Do we cling so tightly to these ideologically appealing, quasi-religious failed ideas because we fear not having any replacement ideas? Or do we cling to these failed ideas because we fear the decline of the Power Elites and the Empire? Or are we suffering from a grand failure of imagination, as I have suggested here before? Questioning "Progress" and the Poverty of our Imagination (June 11, 2010) .

Points one and three are related (and point two is a product of fatally identifying our well-being with the interests of our oppressors, i.e. Dow Jones = "our economic health"). Our fear of not having replacement ideas (and not knowing how they may work in advance) is cutting off our imagination. Without the fear and with a dose of analysis and creativity, many of the innovative ideas are really pretty obvious.
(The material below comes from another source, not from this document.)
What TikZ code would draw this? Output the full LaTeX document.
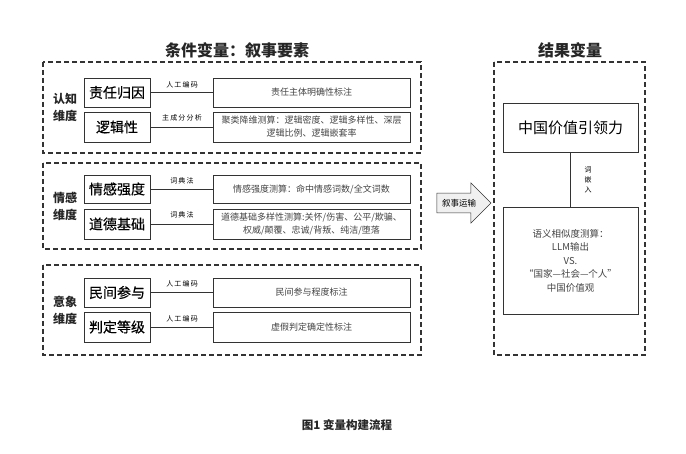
\documentclass[tikz,border=0pt]{standalone}
\usepackage{fontspec}
\setmainfont{Liberation Serif}
\newfontfamily\cjk{Noto Sans CJK SC}
\newfontfamily\cjkm[FakeBold=0.4]{Noto Sans CJK SC}
\usetikzlibrary{shapes.arrows}
\definecolor{txtgray}{HTML}{444444}
\definecolor{linegray}{HTML}{333333}
\tikzset{
  dashbox/.style={draw=linegray, line width=1.3pt, dash pattern=on 5pt off 3pt},
  lbl/.style={draw=linegray, line width=0.9pt, minimum width=66pt, inner sep=0pt, font=\cjkm\fontsize{14}{16}\selectfont, text=black},
  desc/.style={draw=linegray, line width=0.6pt, minimum width=197pt, inner sep=1pt, align=center, font=\cjk\fontsize{9}{13}\selectfont, text=txtgray},
  dim/.style={align=center, font=\cjk\bfseries\fontsize{12}{17}\selectfont, text=black!85},
  small/.style={font=\cjk\fontsize{7}{8}\selectfont, text=black},
  conn/.style={draw=linegray, line width=0.8pt},
  ttl/.style={font=\cjk\bfseries\fontsize{16}{18}\selectfont, text=black!85},
}
\begin{document}
\begin{tikzpicture}[x=1pt,y=-1pt]
\useasboundingbox[fill=white] (0,0) rectangle (686,454);
% titles
\node[ttl] (t1) at (237,50) {条件变量：叙事要素};
\node[ttl] (t2) at (570,50) {结果变量};
% dashed groups
\draw[dashbox] (43,62) rectangle (421,153);
\draw[dashbox] (43,163) rectangle (421,249);
\draw[dashbox] (43,265) rectangle (421,355);
\draw[dashbox] (494,62) rectangle (645,355);
% dimension labels
\node[dim] (d1) at (65,107) {认知\\维度};
\node[dim] (d2) at (65,206) {情感\\维度};
\node[dim] (d3) at (65,310) {意象\\维度};
% group 1
\node[lbl, minimum height=29pt] (a1) at (117,92.5) {责任归因};
\node[lbl, minimum height=30pt] (a2) at (117,127) {逻辑性};
\node[desc, minimum height=29pt] (b1) at (311.5,92.5) {责任主体明确性标注};
\node[desc, minimum height=30pt] (b2) at (311.5,127) {聚类降维测算：逻辑密度、逻辑多样性、深层\\逻辑比例、逻辑嵌套率};
\draw[conn] (a1) -- (b1);
\draw[conn] (a2) -- (b2);
\node[small] (s1) at (182,85) {人\,工\,编\,码};
\node[small] (s2) at (182,118) {主\,成\,分\,分\,析};
% group 2
\node[lbl, minimum height=28pt] (a3) at (117,189) {情感强度};
\node[lbl, minimum height=30pt] (a4) at (117,224) {道德基础};
\node[desc, minimum height=28pt] (b3) at (311.5,189) {情感强度测算：命中情感词数/全文词数};
\node[desc, minimum height=30pt] (b4) at (311.5,224) {道德基础多样性测算:关怀/伤害、公平/欺骗、\\权威/颠覆、忠诚/背叛、纯洁/堕落};
\draw[conn] (a3) -- (b3);
\draw[conn] (a4) -- (b4);
\node[small] (s3) at (182,181) {词\,典\,法};
\node[small] (s4) at (182,215) {词\,典\,法};
% group 3
\node[lbl, minimum height=29pt] (a5) at (117,292.5) {民间参与};
\node[lbl, minimum height=30pt] (a6) at (117,327) {判定等级};
\node[desc, minimum height=29pt] (b5) at (311.5,292.5) {民间参与程度标注};
\node[desc, minimum height=30pt] (b6) at (311.5,327) {虚假判定确定性标注};
\draw[conn] (a5) -- (b5);
\draw[conn] (a6) -- (b6);
\node[small] (s5) at (182,284) {人\,工\,编\,码};
\node[small] (s6) at (182,319) {人\,工\,编\,码};
% arrow
\node[single arrow, draw=linegray, line width=0.6pt, fill=gray!12, minimum height=54pt, minimum width=40pt, single arrow head extend=10pt, inner xsep=2pt, inner ysep=5.5pt, font=\cjk\fontsize{8.5}{9}\selectfont] (arr) at (459,203) {叙事运输};
% result
\node[draw=linegray, line width=0.9pt, minimum width=135pt, minimum height=49pt, inner sep=0pt, font=\cjk\fontsize{15}{17}\selectfont] (r1) at (570.5,127.5) {中国价值引领力};
\node[draw=linegray, line width=0.9pt, minimum width=135pt, minimum height=107pt, inner sep=0pt, align=center, font=\cjk\fontsize{9.5}{13.5}\selectfont, text=txtgray] (r2) at (570.5,260.5) {语义相似度测算：\\LLM输出\\VS.\\“国家—社会—个人”\\中国价值观};
\draw[conn, line width=1pt] (r1) -- (r2);
\node[small, align=center, font=\cjk\fontsize{7}{10}\selectfont] (s7) at (588,180) {词\\嵌\\入};
% caption
\node[font=\cjk\bfseries\fontsize{11.5}{13}\selectfont, text=black!85] (cap) at (347,425) {图1 变量构建流程};
\end{tikzpicture}
\end{document}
They just require a kind of dynamic work and thinking ethic that most people are not prepared to make at this point (at least until they are forced into it, which is coming soon).

We need to have some guideposts in place about what CANNOT work and what CAN. The "cannot" is taken care of by rigorous observation and effort over mere convenient and lazy wish. The "can" is taken care of by creativity, initiative, and perhaps most importantly a new ethic for living which sees challenge as desirable, spontaneous communal commitment and innovation as fun and fulfilling, and social well-being as the point of individual effort rather than personal aggrandizement.